* **WORK TO BE COMPLETED**: Repeat the data below exactly, dropping any pictures it holds.

· · · · ·

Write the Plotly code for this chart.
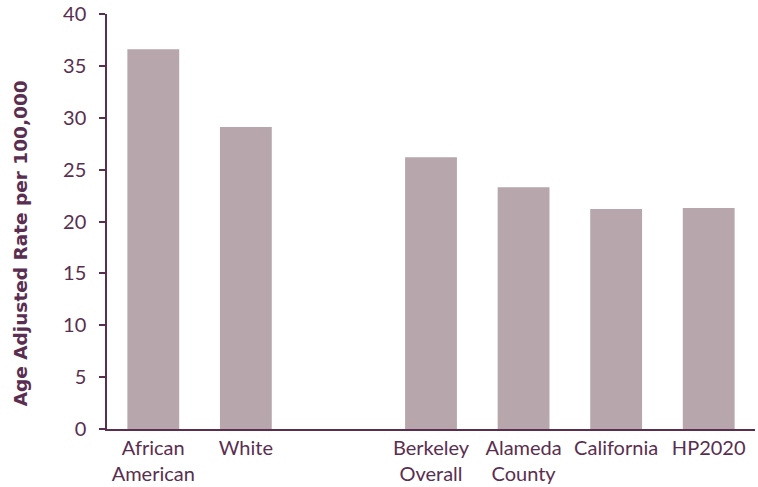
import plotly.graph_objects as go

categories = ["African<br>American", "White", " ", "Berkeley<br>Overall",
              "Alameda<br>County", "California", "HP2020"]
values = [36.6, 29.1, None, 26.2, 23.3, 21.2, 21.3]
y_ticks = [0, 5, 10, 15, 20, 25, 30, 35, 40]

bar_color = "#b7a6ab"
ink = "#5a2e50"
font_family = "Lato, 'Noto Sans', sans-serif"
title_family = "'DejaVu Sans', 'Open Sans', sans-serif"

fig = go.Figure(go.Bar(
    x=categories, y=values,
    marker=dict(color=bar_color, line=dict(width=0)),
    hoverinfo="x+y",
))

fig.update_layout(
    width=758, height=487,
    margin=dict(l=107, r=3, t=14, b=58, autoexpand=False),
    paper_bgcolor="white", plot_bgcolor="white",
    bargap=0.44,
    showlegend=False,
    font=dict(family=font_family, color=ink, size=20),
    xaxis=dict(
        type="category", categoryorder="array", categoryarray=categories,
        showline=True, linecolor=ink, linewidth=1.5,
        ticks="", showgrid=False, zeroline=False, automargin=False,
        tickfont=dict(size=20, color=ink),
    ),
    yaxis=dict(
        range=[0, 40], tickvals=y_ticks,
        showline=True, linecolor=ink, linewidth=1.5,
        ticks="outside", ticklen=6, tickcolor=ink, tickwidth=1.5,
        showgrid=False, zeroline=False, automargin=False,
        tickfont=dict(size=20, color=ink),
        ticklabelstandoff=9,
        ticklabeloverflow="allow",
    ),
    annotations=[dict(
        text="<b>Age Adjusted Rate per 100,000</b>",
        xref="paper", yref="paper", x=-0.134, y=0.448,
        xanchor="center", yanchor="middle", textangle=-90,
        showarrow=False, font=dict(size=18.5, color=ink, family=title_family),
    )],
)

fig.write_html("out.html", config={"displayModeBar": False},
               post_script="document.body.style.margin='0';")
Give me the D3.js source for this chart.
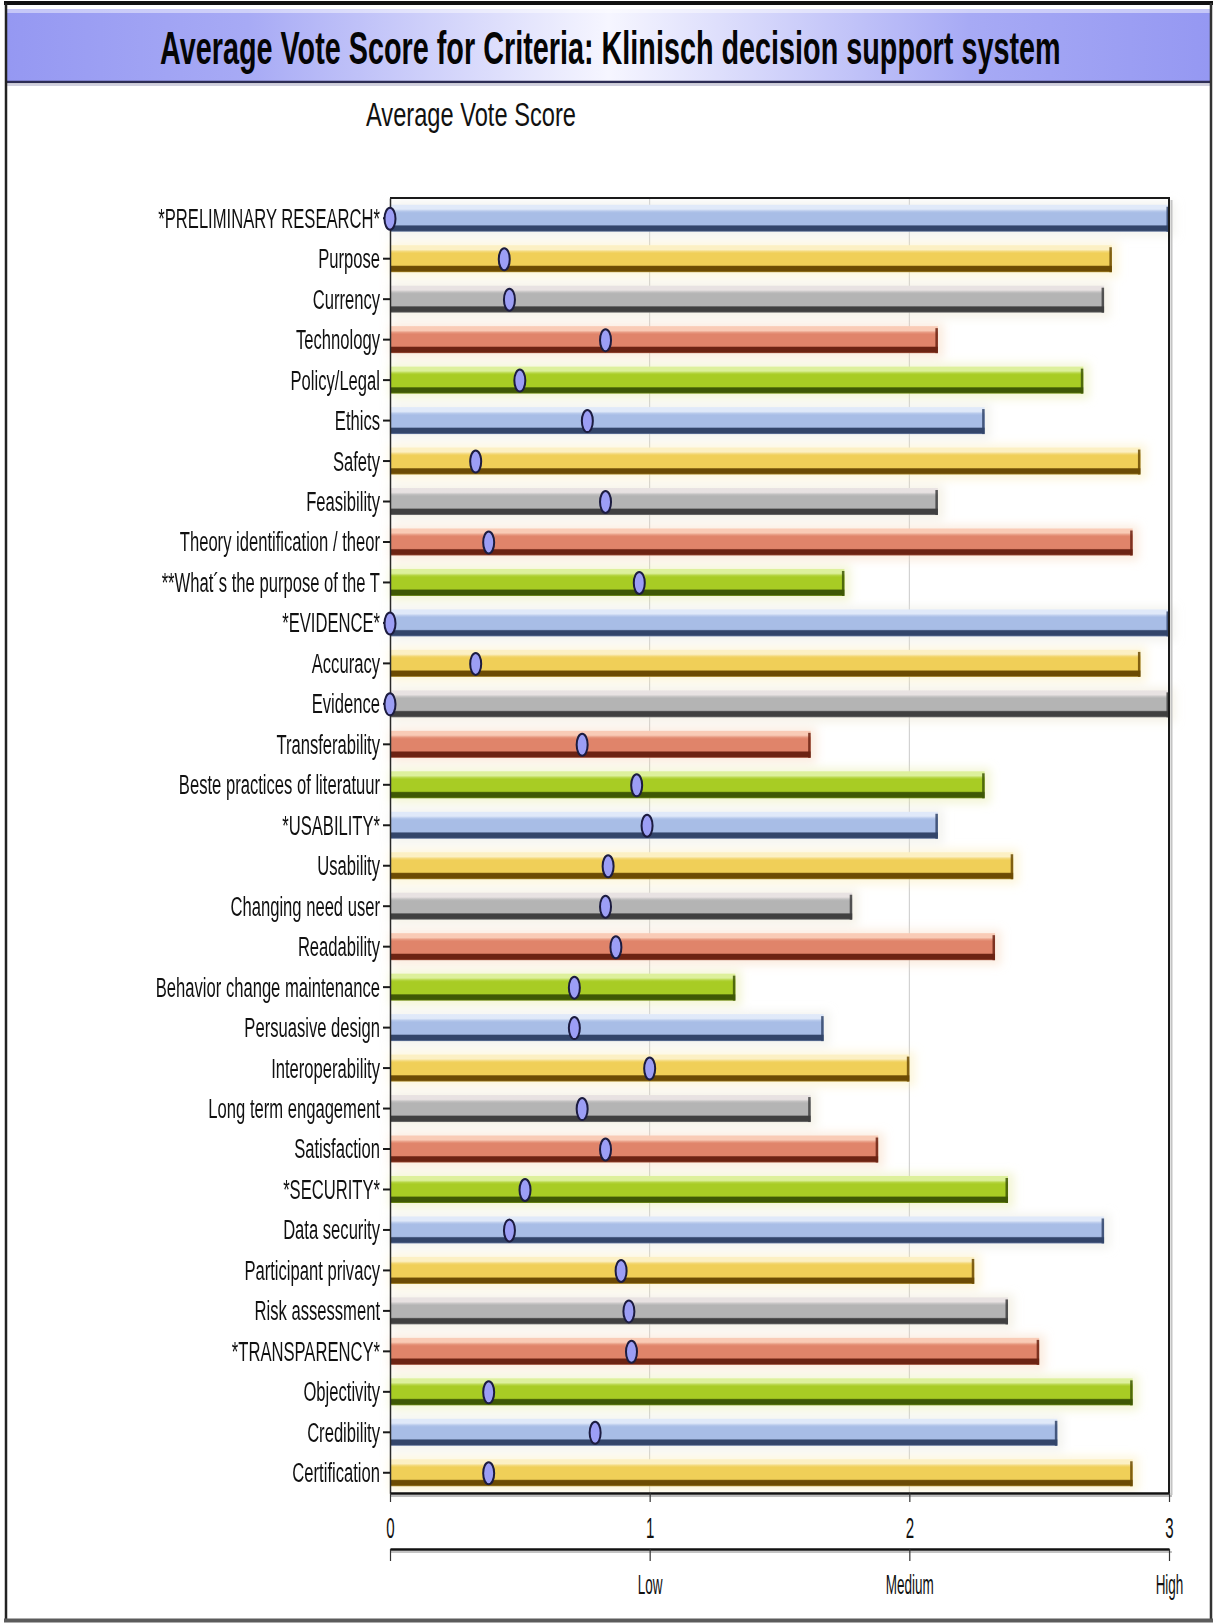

· · · · ·

* **OUTPUT**:
Write the Plotly code for this chart.
import plotly.graph_objects as go

categories = ["African<br>American", "White", " ", "Berkeley<br>Overall",
              "Alameda<br>County", "California", "HP2020"]
values = [36.6, 29.1, None, 26.2, 23.3, 21.2, 21.3]
y_ticks = [0, 5, 10, 15, 20, 25, 30, 35, 40]

bar_color = "#b7a6ab"
ink = "#5a2e50"
font_family = "Lato, 'Noto Sans', sans-serif"
title_family = "'DejaVu Sans', 'Open Sans', sans-serif"

fig = go.Figure(go.Bar(
    x=categories, y=values,
    marker=dict(color=bar_color, line=dict(width=0)),
    hoverinfo="x+y",
))

fig.update_layout(
    width=758, height=487,
    margin=dict(l=107, r=3, t=14, b=58, autoexpand=False),
    paper_bgcolor="white", plot_bgcolor="white",
    bargap=0.44,
    showlegend=False,
    font=dict(family=font_family, color=ink, size=20),
    xaxis=dict(
        type="category", categoryorder="array", categoryarray=categories,
        showline=True, linecolor=ink, linewidth=1.5,
        ticks="", showgrid=False, zeroline=False, automargin=False,
        tickfont=dict(size=20, color=ink),
    ),
    yaxis=dict(
        range=[0, 40], tickvals=y_ticks,
        showline=True, linecolor=ink, linewidth=1.5,
        ticks="outside", ticklen=6, tickcolor=ink, tickwidth=1.5,
        showgrid=False, zeroline=False, automargin=False,
        tickfont=dict(size=20, color=ink),
        ticklabelstandoff=9,
        ticklabeloverflow="allow",
    ),
    annotations=[dict(
        text="<b>Age Adjusted Rate per 100,000</b>",
        xref="paper", yref="paper", x=-0.134, y=0.448,
        xanchor="center", yanchor="middle", textangle=-90,
        showarrow=False, font=dict(size=18.5, color=ink, family=title_family),
    )],
)

fig.write_html("out.html", config={"displayModeBar": False},
               post_script="document.body.style.margin='0';")
Give me the D3.js source for this chart.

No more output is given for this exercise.